**Given material:**

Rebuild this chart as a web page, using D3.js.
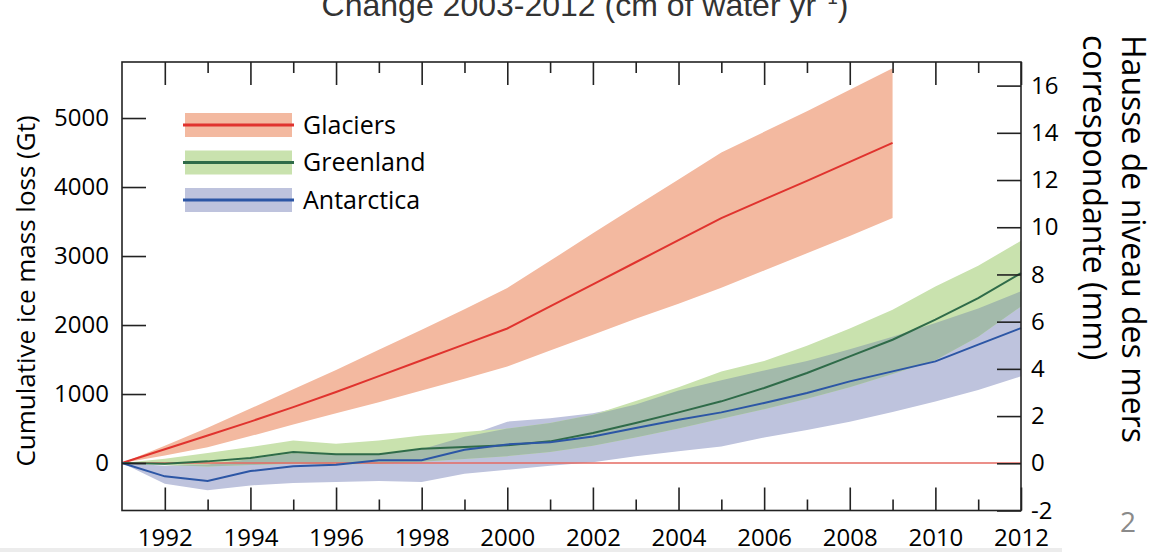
<!DOCTYPE html>
<html>
<head>
<meta charset="utf-8">
<script src="https://cdn.jsdelivr.net/npm/d3@7"></script>
<style>
body { margin: 0; background: #fff; }
svg { display: block; font-family: "Open Sans", sans-serif; }
</style>
</head>
<body>
<div class="chart"></div>
<script>
// ---- data (Gt) ----
const years = [1991, 1992, 1993, 1994, 1995, 1996, 1997, 1998, 1999, 2000, 2001,
               2002, 2003, 2004, 2005, 2006, 2007, 2008, 2009, 2010, 2011, 2012];
const glacierYears = [1991, 1992, 1993, 1994, 1995, 1996, 1997, 1998, 1999, 2000,
                      2001, 2002, 2003, 2004, 2005, 2006, 2007, 2008, 2009];

const glacierMean  = [0, 200, 400, 600, 810, 1030, 1260, 1490, 1720, 1950, 2270, 2590, 2910, 3230, 3550, 3820, 4090, 4365, 4640];
const glacierUpper = [0, 250, 510, 790, 1070, 1350, 1640, 1930, 2230, 2536, 2930, 3330, 3720, 4110, 4500, 4800, 5100, 5410, 5720];
const glacierLower = [0, 110, 230, 390, 560, 720, 880, 1050, 1220, 1400, 1630, 1860, 2090, 2310, 2540, 2790, 3040, 3290, 3550];

const greenlandMean  = [0, -10, 24, 72, 160, 126, 126, 208, 232, 256, 314, 435, 580, 734, 894, 1087, 1304, 1546, 1787, 2077, 2391, 2753];
const greenlandUpper = [0, 63, 145, 232, 328, 280, 328, 400, 450, 500, 580, 700, 900, 1100, 1328, 1480, 1700, 1950, 2220, 2560, 2860, 3220];
const greenlandLower = [0, -30, -50, -30, -10, -20, -10, 20, 60, 100, 160, 250, 370, 500, 640, 780, 930, 1100, 1290, 1490, 1830, 2270];

const antarcticaMean  = [0, -193, -261, -116, -48, -24, 39, 39, 193, 270, 300, 386, 507, 628, 734, 869, 1014, 1183, 1328, 1473, 1715, 1956];
const antarcticaUpper = [0, -40, -20, 60, 140, 120, 130, 200, 380, 600, 650, 720, 850, 1050, 1200, 1340, 1480, 1650, 1830, 2030, 2240, 2490];
const antarcticaLower = [0, -300, -396, -324, -290, -275, -260, -275, -155, -97, -40, 10, 100, 170, 240, 370, 480, 600, 740, 890, 1060, 1256];

const majorYears = [1992, 1994, 1996, 1998, 2000, 2002, 2004, 2006, 2008, 2010, 2012];
const minorYears = [1993, 1995, 1997, 1999, 2001, 2003, 2005, 2007, 2009, 2011];
const gtTicks = [0, 1000, 2000, 3000, 4000, 5000];
const mmTicks = [-2, 0, 2, 4, 6, 8, 10, 12, 14, 16];
const legendItems = ['Glaciers', 'Greenland', 'Antarctica'];

// ---- layout ----
const W = 1163, H = 552;
const plot = {left: 122, right: 1021, top: 62, bottom: 510.5};

const colors = {
    glacierBand: '#f3b9a0', glacierLine: '#e0332e',
    greenBand: '#c9e2ae', greenLine: '#2f6b49',
    blueBand: '#bec3dd', blueLine: '#2c56a5',
    overlap: '#a3baab', zero: '#e46a62'
};

const svg = d3.select('.chart')
    .append('svg')
    .attr('width', W)
    .attr('height', H);

const x = d3.scaleLinear().domain([1991, 2012]).range([plot.left, plot.right]);
const yGt = d3.scaleLinear().domain([-688, 5812]).range([plot.bottom, plot.top]);
const yMm = d3.scaleLinear().domain([-2, 17]).range([plot.bottom, plot.top]);

// faint slide edge at the bottom
svg.append('rect')
    .attr('x', 0).attr('y', 548).attr('width', 1062).attr('height', 4)
    .attr('fill', '#ececec');

// ---- bands ----
const band = (xs, lo, hi) => d3.area()
    .x((d, i) => x(xs[i]))
    .y0((d, i) => yGt(lo[i]))
    .y1((d, i) => yGt(hi[i]))(xs);

svg.append('path').attr('d', band(glacierYears, glacierLower, glacierUpper)).attr('fill', colors.glacierBand);
svg.append('path').attr('d', band(years, antarcticaLower, antarcticaUpper)).attr('fill', colors.blueBand);
svg.append('path').attr('d', band(years, greenlandLower, greenlandUpper)).attr('fill', colors.greenBand);

// overlap of the Greenland and Antarctica ranges
const overlapLo = years.map((d, i) => Math.max(greenlandLower[i], antarcticaLower[i]));
const overlapHi = years.map((d, i) => Math.max(overlapLo[i], Math.min(greenlandUpper[i], antarcticaUpper[i])));
svg.append('path').attr('d', band(years, overlapLo, overlapHi)).attr('fill', colors.overlap);

// zero line
svg.append('line')
    .attr('x1', x(1991)).attr('x2', x(2012))
    .attr('y1', yGt(0)).attr('y2', yGt(0))
    .attr('stroke', colors.zero).attr('stroke-width', 1.5);

// ---- mean lines ----
const line = (xs, vals) => d3.line()
    .x((d, i) => x(xs[i]))
    .y((d, i) => yGt(vals[i]))(xs);

svg.append('path').attr('d', line(glacierYears, glacierMean))
    .attr('fill', 'none').attr('stroke', colors.glacierLine).attr('stroke-width', 2);
svg.append('path').attr('d', line(years, greenlandMean))
    .attr('fill', 'none').attr('stroke', colors.greenLine).attr('stroke-width', 2);
svg.append('path').attr('d', line(years, antarcticaMean))
    .attr('fill', 'none').attr('stroke', colors.blueLine).attr('stroke-width', 2);

// ---- axes ----
function styleAxis(g) {
    g.select('.domain').remove();
    g.selectAll('line').attr('stroke', '#222').attr('stroke-width', 1.6);
    g.selectAll('text').attr('fill', '#000').style('font-size', '24px')
        .style('font-family', '"Open Sans", sans-serif');
}

svg.append('g')
    .attr('transform', 'translate(0,' + plot.bottom + ')')
    .call(d3.axisBottom(x).tickValues(majorYears).tickFormat(d3.format('d'))
        .tickSizeInner(-23).tickSizeOuter(0).tickPadding(18))
    .call(styleAxis);
svg.append('g')
    .attr('transform', 'translate(0,' + plot.bottom + ')')
    .call(d3.axisBottom(x).tickValues(minorYears).tickFormat('')
        .tickSizeInner(-11).tickSizeOuter(0))
    .call(styleAxis);
svg.append('g')
    .attr('transform', 'translate(0,' + plot.top + ')')
    .call(d3.axisTop(x).tickValues(majorYears).tickFormat('')
        .tickSizeInner(-23).tickSizeOuter(0))
    .call(styleAxis);
svg.append('g')
    .attr('transform', 'translate(0,' + plot.top + ')')
    .call(d3.axisTop(x).tickValues(minorYears).tickFormat('')
        .tickSizeInner(-11).tickSizeOuter(0))
    .call(styleAxis);
svg.append('g')
    .attr('transform', 'translate(' + plot.left + ',0)')
    .call(d3.axisLeft(yGt).tickValues(gtTicks).tickFormat(d3.format('d'))
        .tickSizeInner(-24).tickSizeOuter(0).tickPadding(13))
    .call(styleAxis);
svg.append('g')
    .attr('transform', 'translate(' + plot.right + ',0)')
    .call(d3.axisRight(yMm).tickValues(mmTicks).tickFormat(d => d < 0 ? '-' + Math.abs(d) : d)
        .tickSizeInner(-24).tickSizeOuter(0).tickPadding(10))
    .call(styleAxis);

// frame
svg.append('rect')
    .attr('x', plot.left).attr('y', plot.top)
    .attr('width', plot.right - plot.left).attr('height', plot.bottom - plot.top)
    .attr('fill', 'none').attr('stroke', '#222').attr('stroke-width', 1.6);

// ---- legend ----
const legendColors = [
    [colors.glacierBand, colors.glacierLine],
    [colors.greenBand, colors.greenLine],
    [colors.blueBand, colors.blueLine]
];
const legend = svg.append('g').attr('class', 'legend');
legend.selectAll('rect')
    .data(legendItems)
    .enter()
    .append('rect')
    .attr('x', 185).attr('y', (d, i) => 113 + i * 37.5)
    .attr('width', 107).attr('height', 24)
    .attr('fill', (d, i) => legendColors[i][0]);
legend.selectAll('line')
    .data(legendItems)
    .enter()
    .append('line')
    .attr('x1', 183).attr('x2', 294)
    .attr('y1', (d, i) => 125 + i * 37.5).attr('y2', (d, i) => 125 + i * 37.5)
    .attr('stroke', (d, i) => legendColors[i][1]).attr('stroke-width', 3);
legend.selectAll('text')
    .data(legendItems)
    .enter()
    .append('text')
    .attr('x', 303).attr('y', (d, i) => 125 + i * 37.5)
    .attr('dy', '0.35em')
    .style('font-size', '25px').attr('fill', '#000')
    .text(d => d);

// ---- titles ----
const title = svg.append('text')
    .attr('x', 585).attr('y', 16)
    .attr('text-anchor', 'middle')
    .style('font-family', '"Liberation Sans", Arial, sans-serif')
    .style('font-size', '32px').attr('fill', '#333')
    .text('Change 2003-2012 (cm of water yr');
title.append('tspan').attr('dy', -12).style('font-size', '19px').text('−1');
title.append('tspan').attr('dy', 12).text(')');

svg.append('text')
    .attr('transform', 'translate(35,291) rotate(-90)')
    .attr('text-anchor', 'middle')
    .style('font-size', '26px').attr('fill', '#000')
    .text('Cumulative ice mass loss (Gt)');

svg.append('text')
    .attr('transform', 'translate(1122,35) rotate(90)')
    .style('font-size', '32px').attr('fill', '#000')
    .text('Hausse de niveau des mers');
svg.append('text')
    .attr('transform', 'translate(1083,35) rotate(90)')
    .style('font-size', '32px').attr('fill', '#000')
    .text('correspondante (mm)');

// slide number
svg.append('text')
    .attr('x', 1120).attr('y', 532)
    .style('font-size', '28px').attr('fill', '#8a8a8a')
    .text('2');
</script>
</body>
</html>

**Aim:** Could the lines from the top of the material through the line with "3040, 3290, 3550];" be repeated exactly, pictures left out?

**The completed task:**
Rebuild this chart as a web page, using D3.js.
<!DOCTYPE html>
<html>
<head>
<meta charset="utf-8">
<script src="https://cdn.jsdelivr.net/npm/d3@7"></script>
<style>
body { margin: 0; background: #fff; }
svg { display: block; font-family: "Open Sans", sans-serif; }
</style>
</head>
<body>
<div class="chart"></div>
<script>
// ---- data (Gt) ----
const years = [1991, 1992, 1993, 1994, 1995, 1996, 1997, 1998, 1999, 2000, 2001,
               2002, 2003, 2004, 2005, 2006, 2007, 2008, 2009, 2010, 2011, 2012];
const glacierYears = [1991, 1992, 1993, 1994, 1995, 1996, 1997, 1998, 1999, 2000,
                      2001, 2002, 2003, 2004, 2005, 2006, 2007, 2008, 2009];

const glacierMean  = [0, 200, 400, 600, 810, 1030, 1260, 1490, 1720, 1950, 2270, 2590, 2910, 3230, 3550, 3820, 4090, 4365, 4640];
const glacierUpper = [0, 250, 510, 790, 1070, 1350, 1640, 1930, 2230, 2536, 2930, 3330, 3720, 4110, 4500, 4800, 5100, 5410, 5720];
const glacierLower = [0, 110, 230, 390, 560, 720, 880, 1050, 1220, 1400, 1630, 1860, 2090, 2310, 2540, 2790, 3040, 3290, 3550];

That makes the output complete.